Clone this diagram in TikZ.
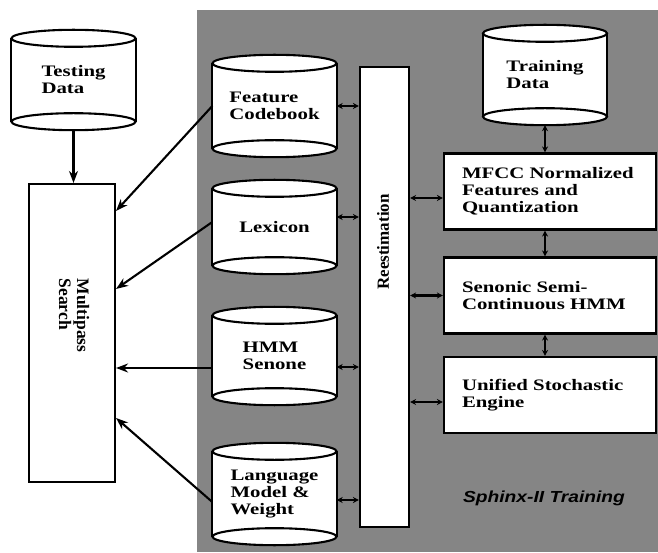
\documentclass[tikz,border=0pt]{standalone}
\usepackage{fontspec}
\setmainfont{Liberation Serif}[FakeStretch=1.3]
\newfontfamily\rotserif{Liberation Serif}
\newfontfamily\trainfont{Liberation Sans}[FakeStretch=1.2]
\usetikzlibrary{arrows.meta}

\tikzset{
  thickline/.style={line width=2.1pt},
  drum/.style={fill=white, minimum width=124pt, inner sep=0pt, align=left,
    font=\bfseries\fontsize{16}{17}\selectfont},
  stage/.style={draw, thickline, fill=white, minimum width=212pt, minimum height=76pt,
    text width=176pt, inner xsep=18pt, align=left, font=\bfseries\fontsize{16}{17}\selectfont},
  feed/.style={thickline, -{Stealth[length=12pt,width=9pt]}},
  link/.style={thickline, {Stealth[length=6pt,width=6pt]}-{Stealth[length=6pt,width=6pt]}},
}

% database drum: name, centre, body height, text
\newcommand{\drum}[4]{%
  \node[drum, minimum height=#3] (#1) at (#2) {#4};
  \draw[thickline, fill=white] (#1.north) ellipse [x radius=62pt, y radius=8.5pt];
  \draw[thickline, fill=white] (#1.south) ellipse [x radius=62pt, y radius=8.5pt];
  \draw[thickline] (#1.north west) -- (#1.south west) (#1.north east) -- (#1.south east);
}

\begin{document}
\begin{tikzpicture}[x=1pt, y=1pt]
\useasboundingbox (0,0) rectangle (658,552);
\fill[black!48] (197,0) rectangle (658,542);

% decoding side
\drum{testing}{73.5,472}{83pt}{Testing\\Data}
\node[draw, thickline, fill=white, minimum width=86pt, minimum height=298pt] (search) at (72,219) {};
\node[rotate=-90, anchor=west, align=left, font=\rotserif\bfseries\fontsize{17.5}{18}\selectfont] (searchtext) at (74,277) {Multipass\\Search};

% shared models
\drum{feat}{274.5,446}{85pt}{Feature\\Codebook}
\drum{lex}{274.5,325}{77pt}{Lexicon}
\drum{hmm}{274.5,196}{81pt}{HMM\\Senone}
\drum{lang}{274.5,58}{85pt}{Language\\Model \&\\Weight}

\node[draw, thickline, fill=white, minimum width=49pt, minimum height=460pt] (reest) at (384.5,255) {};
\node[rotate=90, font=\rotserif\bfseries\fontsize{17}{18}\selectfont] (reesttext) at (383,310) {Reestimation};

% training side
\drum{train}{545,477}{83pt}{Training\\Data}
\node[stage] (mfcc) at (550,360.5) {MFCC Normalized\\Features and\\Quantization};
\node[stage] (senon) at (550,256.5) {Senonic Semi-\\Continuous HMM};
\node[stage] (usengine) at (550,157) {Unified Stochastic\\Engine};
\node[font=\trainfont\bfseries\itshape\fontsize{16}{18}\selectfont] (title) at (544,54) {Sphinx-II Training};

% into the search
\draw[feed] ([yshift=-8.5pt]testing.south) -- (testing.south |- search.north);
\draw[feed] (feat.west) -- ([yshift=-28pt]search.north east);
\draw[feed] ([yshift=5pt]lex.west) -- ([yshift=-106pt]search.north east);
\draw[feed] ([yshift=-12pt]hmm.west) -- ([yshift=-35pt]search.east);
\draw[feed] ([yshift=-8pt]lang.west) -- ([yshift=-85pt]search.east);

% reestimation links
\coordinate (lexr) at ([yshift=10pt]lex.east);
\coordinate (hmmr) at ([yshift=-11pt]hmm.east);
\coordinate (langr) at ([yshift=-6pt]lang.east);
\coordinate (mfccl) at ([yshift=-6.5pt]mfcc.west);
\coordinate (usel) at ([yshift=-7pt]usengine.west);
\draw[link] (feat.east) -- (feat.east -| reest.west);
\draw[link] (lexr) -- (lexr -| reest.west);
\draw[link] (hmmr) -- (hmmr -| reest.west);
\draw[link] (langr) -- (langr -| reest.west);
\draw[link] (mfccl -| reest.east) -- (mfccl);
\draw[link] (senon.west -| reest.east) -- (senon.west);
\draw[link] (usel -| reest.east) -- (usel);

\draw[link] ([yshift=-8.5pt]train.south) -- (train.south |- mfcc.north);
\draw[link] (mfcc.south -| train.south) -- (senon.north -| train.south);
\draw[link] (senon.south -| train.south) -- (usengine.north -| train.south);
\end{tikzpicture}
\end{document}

========================================

Exercise objective »
Output a faithful copy of the data, with each picture left out.

Result of this task »
Clone this diagram in TikZ.
\documentclass[tikz,border=0pt]{standalone}
\usepackage{fontspec}
\setmainfont{Liberation Serif}[FakeStretch=1.3]
\newfontfamily\rotserif{Liberation Serif}
\newfontfamily\trainfont{Liberation Sans}[FakeStretch=1.2]
\usetikzlibrary{arrows.meta}

\tikzset{
  thickline/.style={line width=2.1pt},
  drum/.style={fill=white, minimum width=124pt, inner sep=0pt, align=left,
    font=\bfseries\fontsize{16}{17}\selectfont},
  stage/.style={draw, thickline, fill=white, minimum width=212pt, minimum height=76pt,
    text width=176pt, inner xsep=18pt, align=left, font=\bfseries\fontsize{16}{17}\selectfont},
  feed/.style={thickline, -{Stealth[length=12pt,width=9pt]}},
  link/.style={thickline, {Stealth[length=6pt,width=6pt]}-{Stealth[length=6pt,width=6pt]}},
}

% database drum: name, centre, body height, text
\newcommand{\drum}[4]{%
  \node[drum, minimum height=#3] (#1) at (#2) {#4};
  \draw[thickline, fill=white] (#1.north) ellipse [x radius=62pt, y radius=8.5pt];
  \draw[thickline, fill=white] (#1.south) ellipse [x radius=62pt, y radius=8.5pt];
  \draw[thickline] (#1.north west) -- (#1.south west) (#1.north east) -- (#1.south east);
}

\begin{document}
\begin{tikzpicture}[x=1pt, y=1pt]
\useasboundingbox (0,0) rectangle (658,552);
\fill[black!48] (197,0) rectangle (658,542);

% decoding side
\drum{testing}{73.5,472}{83pt}{Testing\\Data}
\node[draw, thickline, fill=white, minimum width=86pt, minimum height=298pt] (search) at (72,219) {};
\node[rotate=-90, anchor=west, align=left, font=\rotserif\bfseries\fontsize{17.5}{18}\selectfont] (searchtext) at (74,277) {Multipass\\Search};

% shared models
\drum{feat}{274.5,446}{85pt}{Feature\\Codebook}
\drum{lex}{274.5,325}{77pt}{Lexicon}
\drum{hmm}{274.5,196}{81pt}{HMM\\Senone}
\drum{lang}{274.5,58}{85pt}{Language\\Model \&\\Weight}

\node[draw, thickline, fill=white, minimum width=49pt, minimum height=460pt] (reest) at (384.5,255) {};
\node[rotate=90, font=\rotserif\bfseries\fontsize{17}{18}\selectfont] (reesttext) at (383,310) {Reestimation};

% training side
\drum{train}{545,477}{83pt}{Training\\Data}
\node[stage] (mfcc) at (550,360.5) {MFCC Normalized\\Features and\\Quantization};
\node[stage] (senon) at (550,256.5) {Senonic Semi-\\Continuous HMM};
\node[stage] (usengine) at (550,157) {Unified Stochastic\\Engine};
\node[font=\trainfont\bfseries\itshape\fontsize{16}{18}\selectfont] (title) at (544,54) {Sphinx-II Training};

% into the search
\draw[feed] ([yshift=-8.5pt]testing.south) -- (testing.south |- search.north);
\draw[feed] (feat.west) -- ([yshift=-28pt]search.north east);
\draw[feed] ([yshift=5pt]lex.west) -- ([yshift=-106pt]search.north east);
\draw[feed] ([yshift=-12pt]hmm.west) -- ([yshift=-35pt]search.east);
\draw[feed] ([yshift=-8pt]lang.west) -- ([yshift=-85pt]search.east);

% reestimation links
\coordinate (lexr) at ([yshift=10pt]lex.east);
\coordinate (hmmr) at ([yshift=-11pt]hmm.east);
\coordinate (langr) at ([yshift=-6pt]lang.east);
\coordinate (mfccl) at ([yshift=-6.5pt]mfcc.west);
\coordinate (usel) at ([yshift=-7pt]usengine.west);
\draw[link] (feat.east) -- (feat.east -| reest.west);
\draw[link] (lexr) -- (lexr -| reest.west);
\draw[link] (hmmr) -- (hmmr -| reest.west);
\draw[link] (langr) -- (langr -| reest.west);
\draw[link] (mfccl -| reest.east) -- (mfccl);
\draw[link] (senon.west -| reest.east) -- (senon.west);
\draw[link] (usel -| reest.east) -- (usel);

\draw[link] ([yshift=-8.5pt]train.south) -- (train.south |- mfcc.north);
\draw[link] (mfcc.south -| train.south) -- (senon.north -| train.south);
\draw[link] (senon.south -| train.south) -- (usengine.north -| train.south);
\end{tikzpicture}
\end{document}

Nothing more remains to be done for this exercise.